North Bridge, Edinburgh
©2016 Gazetteer for Scotland

North Bridge, Edinburgh

Lying at the E end of Edinburgh's Princes Street, North Bridge was the catalyst which finally brought about a northwards expansion of the city with the New Town. It provided a link from the Old Town to the south. The original bridge, which consisted of three stone-work arches and was 346m (1134 feet) long, was designed by architect William Mylne (1734 - 1790), with some assistance from John Adam (1721- 92). It was begun in 1765, but a design flaw resulted in a partial collapse which killed five people (1769) and thus it was not finally opened for use until 1772. Architect-mason David Henderson, who had failed to gain the initial contract to build the bridge, was called in to advise on the repairs. A protracted dispute developed between Mylne and the Town Council, who were unhappy with the delays and additional cost, but ultimately the Council recouped their money selling off adjoining land for development, which had risen in value thanks to the bridge. Beneath the bridge lay the fish-market and flesh-market. With the development of the railways, this became the site for Edinburgh's principal station, Waverley.

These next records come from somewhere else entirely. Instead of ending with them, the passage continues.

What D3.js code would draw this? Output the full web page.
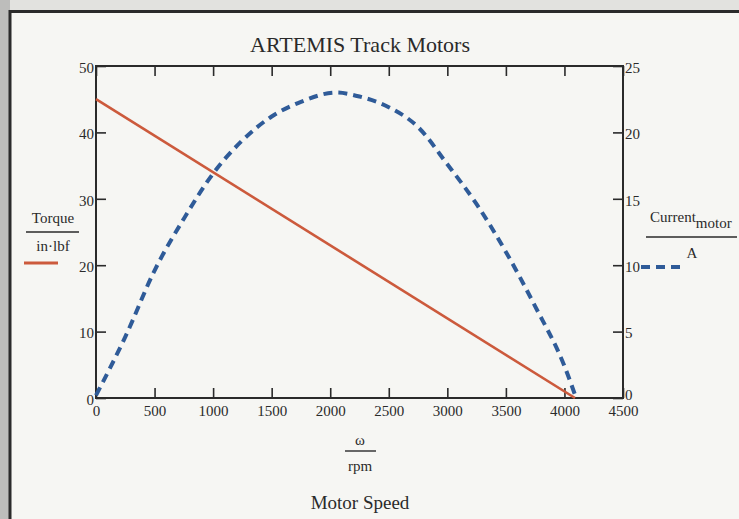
<!DOCTYPE html>
<html>
<head>
<meta charset="utf-8">
<script src="https://cdn.jsdelivr.net/npm/d3@7"></script>
<style>
  body { margin: 0; background: #f6f6f3; }
  svg { display: block; }
  text { font-family: "Liberation Serif", "Times New Roman", serif; fill: #2a2a2a; }
</style>
</head>
<body>
<div id="graph-section"></div>
<script>
// values
var torqueSpeed = [0, 4090];          // rpm
var torqueValues = [45, 0];           // in*lbf
var currentSpeed = [0, 250, 500, 750, 1000, 1250, 1500, 1750, 2050, 2250, 2500, 2750, 3000, 3250, 3500, 3750, 4000, 4100];
var currentValues = [0.2, 4.6, 9.6, 13.5, 16.9, 19.4, 21.2, 22.3, 23.0, 22.7, 21.9, 20.4, 17.6, 14.6, 11.0, 6.9, 2.4, 0];
var xTicks = [0, 500, 1000, 1500, 2000, 2500, 3000, 3500, 4000, 4500];
var leftTicks = [0, 10, 20, 30, 40, 50];
var rightTicks = [0, 5, 10, 15, 20, 25];

var fullWidth = 739, fullHeight = 519;
var margin = {top: 66, left: 96, right: 116, bottom: 121};
var width = fullWidth - margin.left - margin.right;   // 527
var height = fullHeight - margin.top - margin.bottom; // 332

var red = '#cc5a3c';
var blue = '#2f5b98';

var root = d3.select('div#graph-section').append('svg')
    .attr('width', fullWidth)
    .attr('height', fullHeight);

// scan edges outside the printed frame
root.append('rect').attr('x', 0).attr('y', 0).attr('width', fullWidth).attr('height', 11).attr('fill', '#e2e2df');
root.append('rect').attr('x', 0).attr('y', 0).attr('width', 10).attr('height', fullHeight).attr('fill', '#bdbdbb');
root.append('path')
    .attr('d', 'M10,' + fullHeight + 'V11.5H' + fullWidth)
    .attr('fill', 'none')
    .attr('stroke', '#2b2b2b')
    .attr('stroke-width', 3);

var svg = root.append('g')
    .attr('transform', 'translate(' + margin.left + ',' + margin.top + ')');

var xScale = d3.scaleLinear().domain([0, 4500]).range([0, width]);
var yLeft = d3.scaleLinear().domain([0, 50]).range([height, 0]);
var yRight = d3.scaleLinear().domain([0, 25]).range([height, 0]);

// inward ticks on all four sides, Mathcad style
var tickLen = 10;
var fmt = d3.format('d');
var xAxis = d3.axisBottom(xScale).tickValues(xTicks).tickFormat(fmt).tickSizeInner(-tickLen).tickSizeOuter(0).tickPadding(7);
var xTop = d3.axisTop(xScale).tickValues(xTicks).tickSizeInner(-tickLen).tickSizeOuter(0).tickFormat('');
var yAxis = d3.axisLeft(yLeft).tickValues(leftTicks).tickFormat(fmt).tickSizeInner(-tickLen).tickSizeOuter(0).tickPadding(2);
var yAxis2 = d3.axisRight(yRight).tickValues(rightTicks).tickFormat(fmt).tickSizeInner(-tickLen).tickSizeOuter(0).tickPadding(2);

function styleAxis(g) {
    g.select('.domain').remove();
    g.selectAll('line').attr('stroke', '#2a2a2a').attr('stroke-width', 1.6);
    g.selectAll('text')
        .style('font-family', '"Liberation Serif", serif')
        .style('font-size', '15px')
        .attr('fill', '#2a2a2a');
}

svg.append('g').attr('transform', 'translate(0,' + height + ')').call(xAxis).call(styleAxis);
svg.append('g').call(xTop).call(styleAxis);
var yl = svg.append('g').call(yAxis).call(styleAxis);
yl.selectAll('text').attr('dy', '0.62em').attr('y', -3);
var yr = svg.append('g').attr('transform', 'translate(' + width + ',0)').call(yAxis2).call(styleAxis);
yr.selectAll('text').attr('dy', '0.62em').attr('y', function(d) { return d === 0 ? -8 : -3; });

// plot frame
svg.append('rect')
    .attr('width', width).attr('height', height)
    .attr('fill', 'none')
    .attr('stroke', '#2a2a2a')
    .attr('stroke-width', 2);

// torque line
var torque = torqueSpeed.map(function(s, i) { return {s: s, v: torqueValues[i]}; });
svg.append('path')
    .datum(torque)
    .attr('fill', 'none')
    .attr('stroke', red)
    .attr('stroke-width', 2.6)
    .attr('d', d3.line().x(function(d) { return xScale(d.s); }).y(function(d) { return yLeft(d.v); }));

// current curve
var current = currentSpeed.map(function(s, i) { return {s: s, v: currentValues[i]}; });
svg.append('path')
    .datum(current)
    .attr('fill', 'none')
    .attr('stroke', blue)
    .attr('stroke-width', 4)
    .attr('stroke-dasharray', '9,6')
    .attr('d', d3.line().curve(d3.curveMonotoneX)
        .x(function(d) { return xScale(d.s); })
        .y(function(d) { return yRight(d.v); }));

// title
root.append('text')
    .attr('x', 360).attr('y', 52)
    .attr('text-anchor', 'middle')
    .style('font-size', '22px')
    .text('ARTEMIS Track Motors');

// left axis label + legend
root.append('text').attr('x', 53).attr('y', 223).attr('text-anchor', 'middle').style('font-size', '15px').text('Torque');
root.append('line').attr('x1', 26).attr('x2', 79).attr('y1', 232).attr('y2', 232).attr('stroke', '#2a2a2a').attr('stroke-width', 1.4);
root.append('text').attr('x', 53).attr('y', 251).attr('text-anchor', 'middle').style('font-size', '15px').text('in·lbf');
root.append('line').attr('x1', 24).attr('x2', 58).attr('y1', 263).attr('y2', 263).attr('stroke', red).attr('stroke-width', 3);

// right axis label + legend
var cur = root.append('text').attr('x', 650).attr('y', 222).style('font-size', '15px');
cur.append('tspan').text('Current');
cur.append('tspan').attr('dy', 6).text('motor');
root.append('line').attr('x1', 646).attr('x2', 737).attr('y1', 237).attr('y2', 237).attr('stroke', '#2a2a2a').attr('stroke-width', 1.4);
root.append('text').attr('x', 692).attr('y', 258).attr('text-anchor', 'middle').style('font-size', '15px').text('A');
root.append('line').attr('x1', 641).attr('x2', 681).attr('y1', 267).attr('y2', 267)
    .attr('stroke', blue).attr('stroke-width', 4).attr('stroke-dasharray', '9,6');

// x axis label
root.append('text').attr('x', 360).attr('y', 445).attr('text-anchor', 'middle').style('font-size', '15px').text('ω');
root.append('line').attr('x1', 345).attr('x2', 376).attr('y1', 451).attr('y2', 451).attr('stroke', '#2a2a2a').attr('stroke-width', 1.4);
root.append('text').attr('x', 360).attr('y', 471).attr('text-anchor', 'middle').style('font-size', '15px').text('rpm');
root.append('text').attr('x', 360).attr('y', 509).attr('text-anchor', 'middle').style('font-size', '19px').text('Motor Speed');
</script>
</body>
</html>
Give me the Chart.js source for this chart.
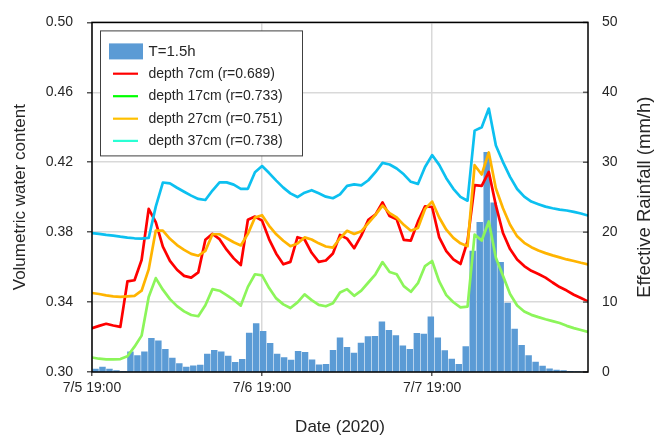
<!DOCTYPE html>
<html><head><meta charset="utf-8">
<script src="https://cdn.jsdelivr.net/npm/chart.js@4.4.1/dist/chart.umd.min.js"></script>
<style>html,body{margin:0;padding:0;background:#fff}</style>
</head><body>
<canvas id="c" width="654" height="436"></canvas>
<script>
// ---- data ----
const hours = [0,1,2,3,4,5,6,7,8,9,10,11,12,13,14,15,16,17,18,19,20,21,22,23,24,25,26,27,28,29,30,31,32,33,34,35,36,37,38,39,40,41,42,43,44,45,46,47,48,49,50,51,52,53,54,55,56,57,58,59,60,61,62,63,64,65,66,67,68,69,70];
const xTickValues = [0, 24, 48];
const xTickLabels = ['7/5 19:00', '7/6 19:00', '7/7 19:00'];
const rain = [0.4,0.7,0.4,0.2,0.1,2.9,2.35,2.9,4.8,4.45,
  3.25,2.0,1.2,0.7,0.9,1.0,2.55,3.1,2.9,2.27,
  1.37,1.8,5.57,6.94,5.8,4.1,2.55,2.07,1.7,2.97,
  2.83,1.75,1.04,1.08,3.1,4.9,3.54,2.7,4.15,5.05,
  5.1,7.17,5.95,5.2,3.73,3.26,5.52,5.43,7.88,4.9,
  3.07,1.84,1.09,3.64,17.3,21.4,31.4,24.2,15.7,9.87,
  6.13,3.82,2.36,1.42,0.85,0.47,0.28,0.19,0.1,0.05,0];
const depth7 = [0.3250,0.3264,0.3276,0.3266,0.3258,0.3518,0.3525,0.3641,0.3933,0.3858,
  0.3717,0.3636,0.3585,0.3550,0.3540,0.3570,0.3757,0.3790,0.3760,0.3700,
  0.3650,0.3612,0.3871,0.3889,0.3866,0.3759,0.3677,0.3616,0.3630,0.3771,
  0.3758,0.3682,0.3630,0.3638,0.3678,0.3784,0.3763,0.3708,0.3780,0.3870,
  0.3900,0.3970,0.3892,0.3873,0.3756,0.3752,0.3860,0.3948,0.3944,0.3770,
  0.3691,0.3644,0.3618,0.3748,0.4069,0.4065,0.4145,0.3953,0.3795,0.3703,
  0.3643,0.3606,0.3579,0.3561,0.3540,0.3512,0.3486,0.3466,0.3442,0.3423,
  0.3404];
const depth17 = [0.3083,0.3076,0.3072,0.3072,0.3074,0.3090,0.3145,0.3208,0.3429,0.3537,
  0.3471,0.3417,0.3377,0.3347,0.3326,0.3319,0.3382,0.3474,0.3465,0.3440,
  0.3412,0.3380,0.3487,0.3559,0.3553,0.3480,0.3421,0.3387,0.3366,0.3398,
  0.3444,0.3411,0.3384,0.3376,0.3393,0.3455,0.3474,0.3436,0.3465,0.3512,
  0.3559,0.3629,0.3572,0.3559,0.3491,0.3459,0.3508,0.3606,0.3635,0.3518,
  0.3440,0.3399,0.3370,0.3374,0.3786,0.3752,0.3861,0.3654,0.3550,0.3446,
  0.3380,0.3346,0.3327,0.3314,0.3302,0.3291,0.3280,0.3264,0.3251,0.3240,
  0.3229];
const depth27 = [0.3452,0.3446,0.3438,0.3433,0.3430,0.3433,0.3436,0.3465,0.3587,0.3809,
  0.3809,0.3762,0.3726,0.3699,0.3676,0.3665,0.3693,0.3788,0.3788,0.3765,
  0.3742,0.3724,0.3790,0.3884,0.3897,0.3836,0.3788,0.3751,0.3720,0.3735,
  0.3770,0.3758,0.3736,0.3718,0.3712,0.3765,0.3808,0.3790,0.3805,0.3852,
  0.3899,0.3952,0.3909,0.3884,0.3842,0.3808,0.3824,0.3933,0.3975,0.3884,
  0.3814,0.3767,0.3736,0.3720,0.4183,0.4130,0.4256,0.4050,0.3937,0.3842,
  0.3776,0.3739,0.3714,0.3695,0.3680,0.3667,0.3656,0.3644,0.3635,0.3625,
  0.3616];
const depth37 = [0.3795,0.3790,0.3784,0.3780,0.3774,0.3769,0.3765,0.3763,0.3767,0.3946,
  0.4084,0.4079,0.4054,0.4031,0.4009,0.3990,0.3984,0.4038,0.4085,0.4085,
  0.4072,0.4048,0.4048,0.4143,0.4178,0.4138,0.4095,0.4055,0.4022,0.4001,
  0.4026,0.4040,0.4022,0.4003,0.3994,0.4016,0.4065,0.4073,0.4068,0.4097,
  0.4143,0.4196,0.4187,0.4164,0.4131,0.4088,0.4076,0.4173,0.4241,0.4185,
  0.4109,0.4048,0.4002,0.3980,0.4381,0.4400,0.4507,0.4296,0.4201,0.4116,
  0.4047,0.4003,0.3975,0.3960,0.3946,0.3937,0.3929,0.3924,0.3916,0.3907,
  0.3895];
const seriesLabels = ['T=1.5h', 'depth 7cm (r=0.689)', 'depth 17cm (r=0.733)', 'depth 27cm (r=0.751)', 'depth 37cm (r=0.738)'];
const leftTitle = 'Volumetric water content';
const rightTitle = 'Effective Rainfall (mm/h)';
const bottomTitle = 'Date (2020)';

// ---- styles ----
const FONT = "'Liberation Sans', Arial, Helvetica, sans-serif";
const TXT = '#262626';
const GRID = '#d9d9d9';
const barColor = '#5b9bd5';
const lineColors = ['#ff0000', '#8cf55a', '#ffb400', '#0cc0f0'];
const legendColors = [barColor, '#ff0000', '#00ff00', '#ffc000', '#2affd4'];

const pts = arr => arr.map((v, i) => ({x: hours[i], y: v}));

const decor = {
  id: 'decor',
  afterDraw(chart) {
    const {ctx, chartArea: a} = chart;
    ctx.save();
    const y2 = chart.scales.y2;
    ctx.strokeStyle = '#595959'; ctx.lineWidth = 1.5;
    y2.ticks.forEach(t => {
      const py = y2.getPixelForValue(t.value);
      ctx.beginPath(); ctx.moveTo(a.right - 5, py); ctx.lineTo(a.right, py); ctx.stroke();
    });
    ctx.strokeStyle = '#000'; ctx.lineWidth = 1.5;
    ctx.strokeRect(a.left, a.top, a.right - a.left, a.bottom - a.top);
    ctx.save();
    ctx.translate(645, (a.top + a.bottom) / 2);
    ctx.rotate(-Math.PI / 2);
    ctx.font = '18.5px ' + FONT; ctx.fillStyle = TXT;
    ctx.textAlign = 'center'; ctx.textBaseline = 'middle';
    ctx.fillText(rightTitle, 0, 0);
    ctx.restore();
    const lx = a.left + 8.5, ly = a.top + 8.5, lw = 202, lh = 125;
    ctx.fillStyle = '#fff'; ctx.fillRect(lx, ly, lw, lh);
    ctx.strokeStyle = '#404040'; ctx.lineWidth = 1;
    ctx.strokeRect(lx, ly, lw, lh);
    ctx.textAlign = 'left'; ctx.textBaseline = 'middle';
    const rowY = [ly + 20.5, ly + 42.8, ly + 65.3, ly + 87.8, ly + 110];
    ctx.fillStyle = legendColors[0];
    ctx.fillRect(lx + 8.5, rowY[0] - 8, 34, 16);
    ctx.fillStyle = TXT; ctx.font = '15px ' + FONT;
    ctx.fillText(seriesLabels[0], lx + 48, rowY[0]);
    ctx.font = '14px ' + FONT;
    for (let i = 1; i < seriesLabels.length; i++) {
      ctx.strokeStyle = legendColors[i]; ctx.lineWidth = 2.2;
      ctx.beginPath(); ctx.moveTo(lx + 12.5, rowY[i]); ctx.lineTo(lx + 37.5, rowY[i]); ctx.stroke();
      ctx.fillStyle = TXT;
      ctx.fillText(seriesLabels[i], lx + 48, rowY[i]);
    }
    ctx.restore();
  }
};

const lineDs = (label, arr, color, order) => ({
  type: 'line', label, data: pts(arr), xAxisID: 'x', yAxisID: 'y',
  borderColor: color, backgroundColor: color, borderWidth: 2.7,
  pointRadius: 0, tension: 0, borderJoinStyle: 'round', borderCapStyle: 'round',
  order, clip: 0
});

new Chart(document.getElementById('c'), {
  type: 'line',
  data: {
    datasets: [
      {type: 'bar', label: seriesLabels[0], data: rain, xAxisID: 'x2', yAxisID: 'y2',
       backgroundColor: barColor, borderWidth: 0, grouped: false, barThickness: 5.8, order: 10},
      lineDs(seriesLabels[1], depth7, lineColors[0], 4),
      lineDs(seriesLabels[2], depth17, lineColors[1], 3),
      lineDs(seriesLabels[3], depth27, lineColors[2], 2),
      lineDs(seriesLabels[4], depth37, lineColors[3], 1)
    ]
  },
  options: {
    responsive: false, animation: false, devicePixelRatio: 1,
    layout: {padding: {top: 19, left: 0, right: 0, bottom: 0}},
    plugins: {legend: {display: false}, tooltip: {enabled: false}},
    scales: {
      x: {
        type: 'linear', position: 'bottom', min: 0, max: 70, offset: false,
        afterBuildTicks: s => { s.ticks = xTickValues.map(v => ({value: v})); },
        afterFit: s => { s.height = 64; },
        ticks: {color: TXT, font: {family: FONT, size: 14}, padding: 4, maxRotation: 0, autoSkip: false,
          callback: v => xTickLabels[xTickValues.indexOf(v)]},
        grid: {color: GRID, lineWidth: 1.5, drawTicks: true, tickLength: 4, tickColor: '#595959', tickWidth: 1.5},
        border: {display: false},
        title: {display: true, text: bottomTitle, color: TXT, font: {family: FONT, size: 17, lineHeight: 1}, padding: {top: 0, bottom: 0}}
      },
      x2: {
        type: 'category', labels: hours, offset: true, display: false,
        grid: {display: false}
      },
      y: {
        type: 'linear', position: 'left', min: 0.30, max: 0.50,
        afterFit: s => { s.width = 92; },
        ticks: {stepSize: 0.04, color: TXT, font: {family: FONT, size: 14}, padding: 14,
          callback: v => Number(v).toFixed(2)},
        grid: {color: GRID, lineWidth: 1.5, drawTicks: true, tickLength: 5, tickColor: '#595959', tickWidth: 1.5},
        border: {display: false},
        title: {display: true, text: leftTitle, color: TXT, font: {family: FONT, size: 17}, padding: {top: 10, bottom: 0}}
      },
      y2: {
        type: 'linear', position: 'right', min: 0, max: 50,
        afterFit: s => { s.width = 66; },
        ticks: {stepSize: 10, color: TXT, font: {family: FONT, size: 14}, padding: 14},
        grid: {display: false, drawTicks: false},
        border: {display: false}
      }
    }
  },
  plugins: [decor]
});
</script>
</body></html>
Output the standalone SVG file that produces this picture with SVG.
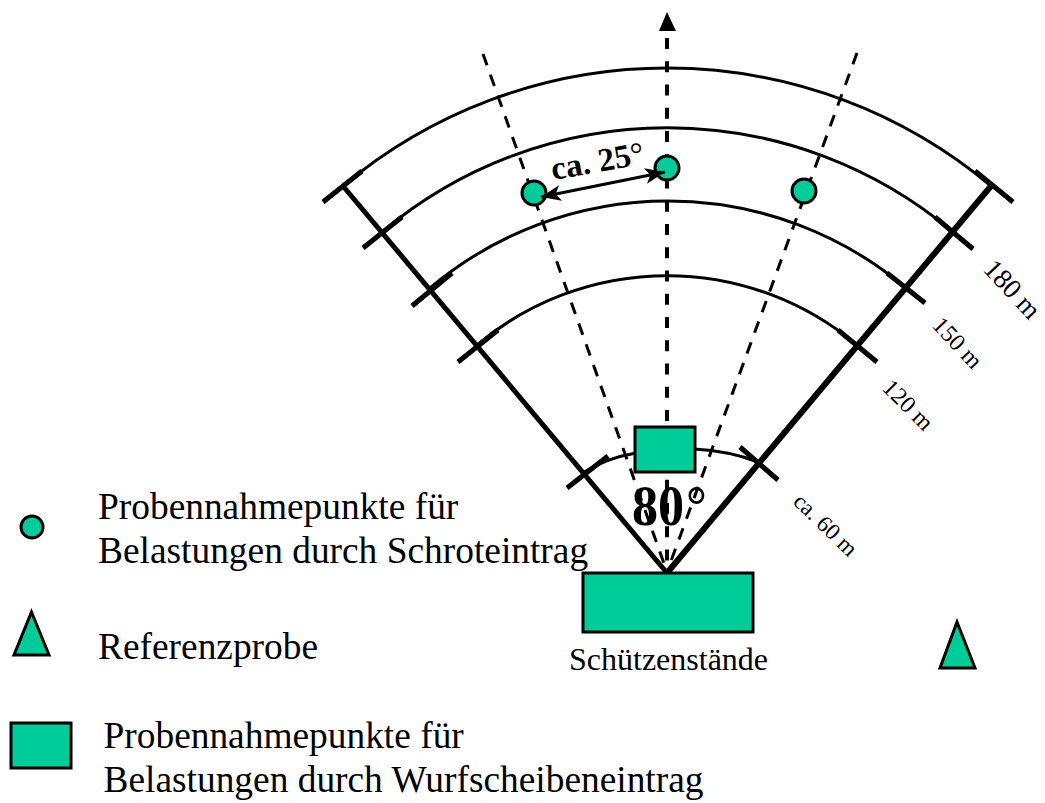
<svg xmlns="http://www.w3.org/2000/svg" width="1045" height="803" viewBox="0 0 1045 803">
<style>
.f{fill:#00cc99;stroke:#000;stroke-width:3}
.arc{fill:none;stroke:#000;stroke-width:3}
.tick{stroke:#000;stroke-width:5;fill:none}
.d{stroke:#000;stroke-width:3;stroke-dasharray:12 10;fill:none}
.dc{stroke:#000;stroke-width:4;stroke-dasharray:11 12.25;fill:none}
text{font-family:"Liberation Serif","Times New Roman",serif;fill:#000}
.leg{font-size:37.4px}
.dist{font-size:24px}
</style>
<defs>
<marker id="a" markerWidth="22" markerHeight="20" refX="20" refY="8" orient="auto-start-reverse" markerUnits="userSpaceOnUse"><path d="M0 0L20 8L0 16L5 8Z" fill="#000"/></marker>
</defs>
<g id="connectors">
<path class="arc" d="M343 186A504 504 0 0 1 991 186"/>
<path class="arc" d="M382 232A443 443 0 0 1 953 232"/>
<path class="arc" d="M430 288A369 369 0 0 1 906 288"/>
<path class="arc" d="M477 345A295 295 0 0 1 857 345"/>
<path class="arc" d="M584 472Q607 458 636 453M694 449Q730 451 758 462"/>
<path class="d" d="M483 54L667 572"/>
<path class="d" d="M857 53L667 572"/>
<path class="dc" d="M667 38V572"/>
<path d="M667 12L659 31H676Z" fill="#000"/>
<path stroke="#000" stroke-width="5" fill="none" d="M343 186L667 573"/>
<path stroke="#000" stroke-width="6" fill="none" d="M991 186L667 573"/>
<path class="tick" d="M323 202L362 171M363 248L402 217M412 306L452 273M458 362L498 330M567 488L608 456"/>
<path class="tick" d="M975 171L1013 202M935 217L973 249M887 273L925 303M838 330L877 362M740 447L778 480"/>
</g>
<g id="node-sample-left"><circle class="f" cx="534" cy="193" r="12"/></g>
<g id="node-sample-center"><circle class="f" cx="667" cy="168" r="12"/></g>
<g id="node-sample-right"><circle class="f" cx="804" cy="191" r="12"/></g>
<g id="node-angle-arrow"><path d="M541 197L665 172" stroke="#000" stroke-width="3" fill="none" marker-start="url(#a)" marker-end="url(#a)"/></g>
<g id="node-target"><rect class="f" x="635" y="427" width="60" height="45"/></g>
<g id="node-stands"><rect class="f" x="583" y="573" width="170" height="59"/></g>
<g id="label-stands"><text x="569" y="670" font-size="32">Schützenstände</text></g>
<g id="label-25"><text font-size="33" font-weight="bold" transform="translate(553 180) rotate(-10)">ca. 25<tspan font-weight="normal">°</tspan></text></g>
<g id="label-80"><text font-size="56" font-weight="bold" transform="translate(632 525) scale(.93 1)">80<tspan font-weight="normal" dx="2">°</tspan></text></g>
<g id="label-dists">
<text class="dist" style="font-size:27.5px" transform="translate(982 270) rotate(47)">180 m</text>
<text class="dist" transform="translate(931 326) rotate(47)">150 m</text>
<text class="dist" transform="translate(881 389) rotate(45)">120 m</text>
<text class="dist" style="font-size:23px" transform="translate(792 503) rotate(44)">ca. 60 m</text>
</g>
<g id="legend-circle"><circle class="f" cx="32" cy="527" r="11"/></g>
<g id="legend-triangle"><path class="f" d="M31.500 612L49 655H14Z"/></g>
<g id="reference-triangle"><path class="f" d="M957 622L975 668H940Z"/></g>
<g id="legend-rect"><rect class="f" x="11" y="723" width="60" height="45"/></g>
<g id="legend-text">
<text class="leg" x="98" y="519">Probennahmepunkte für</text>
<text class="leg" x="98" y="563">Belastungen durch Schroteintrag</text>
<text class="leg" x="98" y="659">Referenzprobe</text>
<text class="leg" x="103.500" y="748">Probennahmepunkte für</text>
<text class="leg" x="103.500" y="792">Belastungen durch Wurfscheibeneintrag</text>
</g>
</svg>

The original bridge was replaced by another by Sir William Arrol (1839 - 1913) between 1895-97. The foundation stone was laid on the 25th May 1896 by Lord Provost Sir Andrew McDonald and the bridge was constructed of steel girders laid between ornate sandstone ashlar piers, with decorative cast iron parapets, panels and light standards. During the 1990s, the ironwork was refurbished by Ballantine's Iron Foundry in Bo'ness, and given a distinctive colourful coat of paint. It is now subject to the highest levels of protection as a structure of historical and architectural interest.